Et ce projet s’est avéré être un bon projet, qui a remporté un prix au concours Défi Jeune : « j’ai remporté un prix qui m’aidera à financer mon entreprise. Avoir été lauréate,  me donne aussi plus d’assurance pour la suite. En effet, il y a d’autres personnes qui trouvent mon projet ambitieux et viable!» (idem).

Dans cet exemple, est illustré le processus d’orientation vers la création  d’activité, qui ne débouche pas toujours sur un projet effectif : « La personne ne réalise l’ampleur de la tâche qu’au moment où face au conseiller, elle doit  mettre des mots sur ses ambitions »…Le conseiller a un regard extérieur, un point de vue en retrait que la personne peut juger sévère. Pourtant, force lui est de reconnaître qu’il avait pour but de la préserver des illusions dont elle s’entourait. Elle dira à ce propos : « C’est difficile d’accepter que l’on est entrain de se mettre le doigt dans l’œil surtout lorsqu’il s’agit d’un projet qui nous tient à cœur, et auquel on pense depuis un moment » (idem).

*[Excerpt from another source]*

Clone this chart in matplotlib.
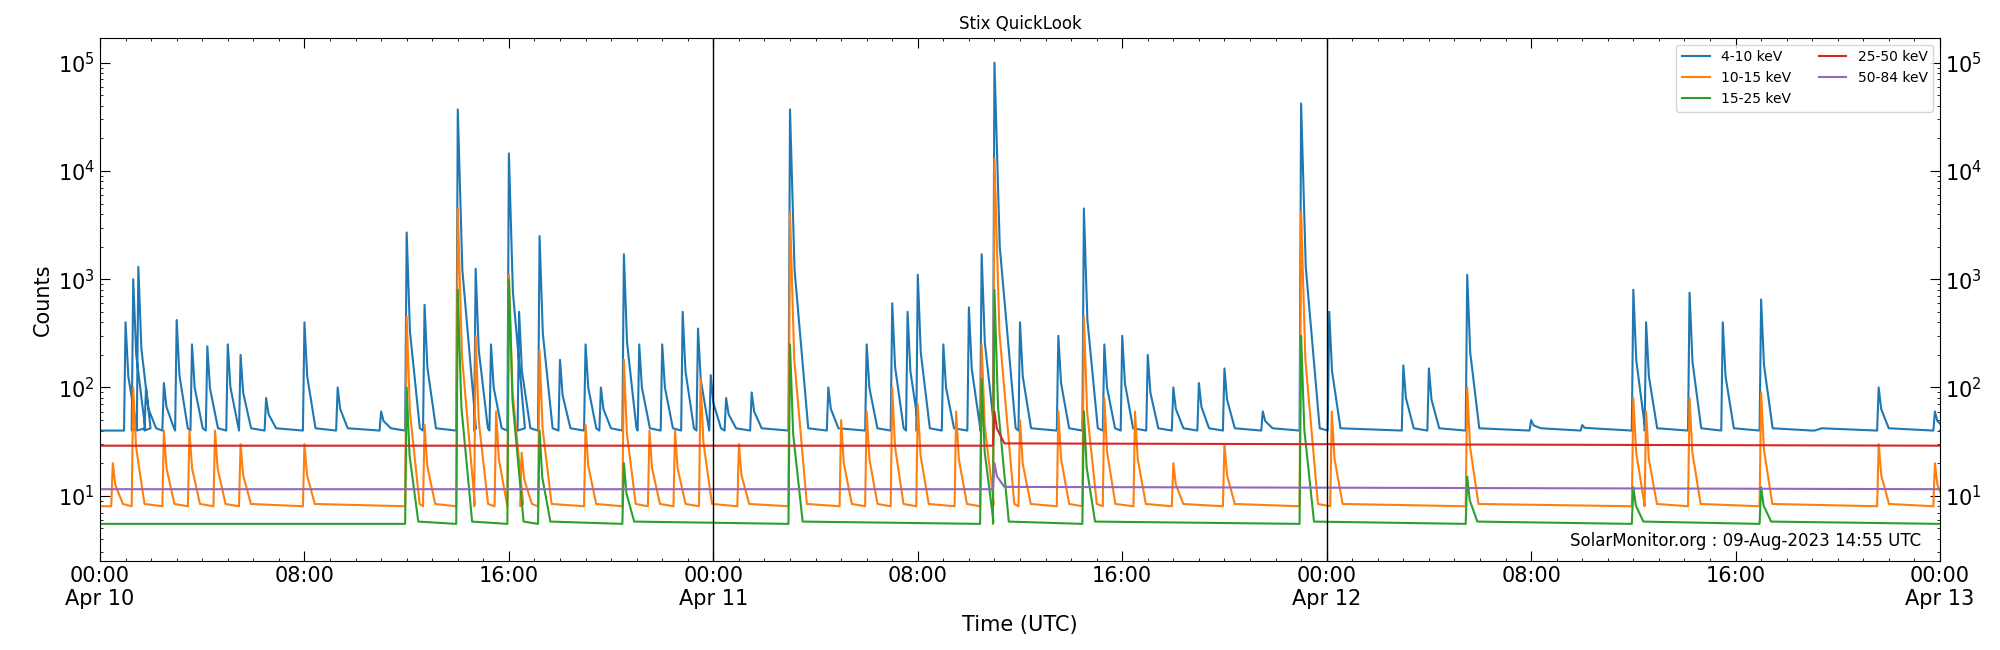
"""Stix QuickLook light curves"""
import matplotlib.pyplot as plt
import matplotlib.ticker as mticker

# hours since Apr 10 00:00 UTC, counts
bg_blue = 40
blue_peaks = [
    (1.0, 400), (1.3, 1000), (1.5, 1300), (1.8, 100), (2.5, 110), (3.0, 420),
    (3.6, 250), (4.2, 240), (5.0, 250), (5.5, 200), (6.5, 80), (8.0, 400),
    (9.3, 100), (11.0, 60), (12.0, 2700), (12.7, 580), (14.0, 37000),
    (14.7, 1250), (15.3, 250), (16.0, 14500), (16.4, 500), (17.2, 2500),
    (18.0, 180), (19.0, 250), (19.6, 100), (20.5, 1700), (21.1, 250),
    (22.0, 250), (22.8, 500), (23.4, 350), (23.9, 130), (24.5, 80),
    (25.5, 90), (27.0, 37000), (28.5, 100), (30.0, 250), (31.0, 600),
    (31.6, 500), (32.0, 1100), (33.0, 250), (34.0, 550), (34.5, 1700),
    (35.0, 100000), (36.0, 400), (37.5, 300), (38.5, 4500), (39.3, 250),
    (40.0, 300), (41.0, 200), (42.0, 100), (43.0, 110), (44.0, 150),
    (45.5, 60), (47.0, 42000), (48.1, 500), (51.0, 160), (52.0, 150),
    (53.5, 1100), (56.0, 50), (58.0, 45), (60.0, 800), (60.5, 400),
    (62.2, 750), (63.5, 400), (65.0, 650), (67.0, 40), (69.6, 100), (71.8, 60),
]
bg_orange = 8
orange_peaks = [
    (0.5, 20), (1.3, 100), (2.5, 40), (3.5, 40), (4.5, 40), (5.5, 30),
    (8.0, 30), (12.0, 450), (12.7, 45), (14.0, 4500), (14.7, 300), (15.5, 60),
    (16.0, 1100), (16.5, 25), (17.2, 220), (19.0, 45), (20.5, 180), (21.5, 40),
    (22.5, 40), (23.5, 120), (25.0, 30), (27.0, 4200), (29.0, 50), (30.0, 60),
    (31.0, 100), (32.0, 70), (33.5, 60), (34.5, 250), (35.0, 13000),
    (36.0, 50), (37.5, 60), (38.5, 450), (39.3, 80), (40.5, 60), (42.0, 20),
    (44.0, 30), (47.0, 4200), (48.2, 60), (53.5, 100), (60.0, 80),
    (60.5, 60), (62.2, 80), (65.0, 90), (69.6, 30), (71.8, 20),
]
bg_green = 5.5
green_peaks = [
    (12.0, 100), (14.0, 800), (16.0, 1000), (17.2, 40), (20.5, 20),
    (27.0, 250), (34.5, 120), (35.0, 800), (38.5, 60), (47.0, 300),
    (53.5, 15), (60.0, 12), (65.0, 12),
]
bg_red = 29
bg_purple = 11.5
red_peaks = [(35.0, 60)]
purple_peaks = [(35.0, 20)]


def build(peaks, bg, rise=0.06, decay=0.3):
    t, v = [0.0], [bg]
    for tp, vp in peaks:
        d = decay * (1 + min(vp / bg, 3000) ** 0.25 / 4)
        t += [tp - rise, tp, tp + d * 0.25, tp + d]
        v += [bg, vp, (vp * bg) ** 0.5, bg * 1.05]
    t.append(72.0)
    v.append(bg)
    return t, v


series = [
    ("4-10 keV", blue_peaks, bg_blue, "#1f77b4"),
    ("10-15 keV", orange_peaks, bg_orange, "#ff7f0e"),
    ("15-25 keV", green_peaks, bg_green, "#2ca02c"),
    ("25-50 keV", red_peaks, bg_red, "#d62728"),
    ("50-84 keV", purple_peaks, bg_purple, "#9467bd"),
]

fig = plt.figure(figsize=(20, 6.5), dpi=100)
ax = fig.add_axes([0.05, 0.137, 0.92, 0.805])
for label, peaks, bg, color in series:
    t, v = build(peaks, bg)
    ax.plot(t, v, color=color, lw=1.5, label=label)

ax.set_yscale("log")
ax.set_ylim(2.5, 1.7e5)
ax.set_xlim(0, 72)
for x in (24, 48):
    ax.axvline(x, color="black", lw=1)

ticks = list(range(0, 73, 8))
labels = []
for h in ticks:
    s = "%02d:00" % (h % 24)
    if h % 24 == 0:
        s += "\nApr %d" % (10 + h // 24)
    labels.append(s)
ax.set_xticks(ticks)
ax.set_xticklabels(labels, fontsize=15)
ax.xaxis.set_minor_locator(mticker.MultipleLocator(1))
ax.tick_params(which="both", direction="in", top=True, right=True,
               labelright=True, labelsize=15)
ax.tick_params(which="major", length=7)
ax.set_xlabel("Time (UTC)", fontsize=15)
ax.set_ylabel("Counts", fontsize=15)
ax.set_title("Stix QuickLook", fontsize=12)
ax.legend(ncol=2, loc="upper right", fontsize=10)
ax.text(0.99, 0.02, "SolarMonitor.org : 09-Aug-2023 14:55 UTC",
        transform=ax.transAxes, ha="right", va="bottom", fontsize=12)
fig.savefig("out.png")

Ce travail de mise à plat et d’approfondissement dans le temps permet à la personne de repartir sur d’autres modalités d’emploi en ayant creusé son rêve, sa motivation et en l’ayant confronté à la réalité. Sur les personnes qui suivent cette voie d’orientation avec la MIFE et l’outil Balise, si 25% vont réellement vers la création, 75% sont redynamisés vers un autre projet professionnel, en ayant vidé la baudruche d’un rêve non adapté à soi et à son environnement.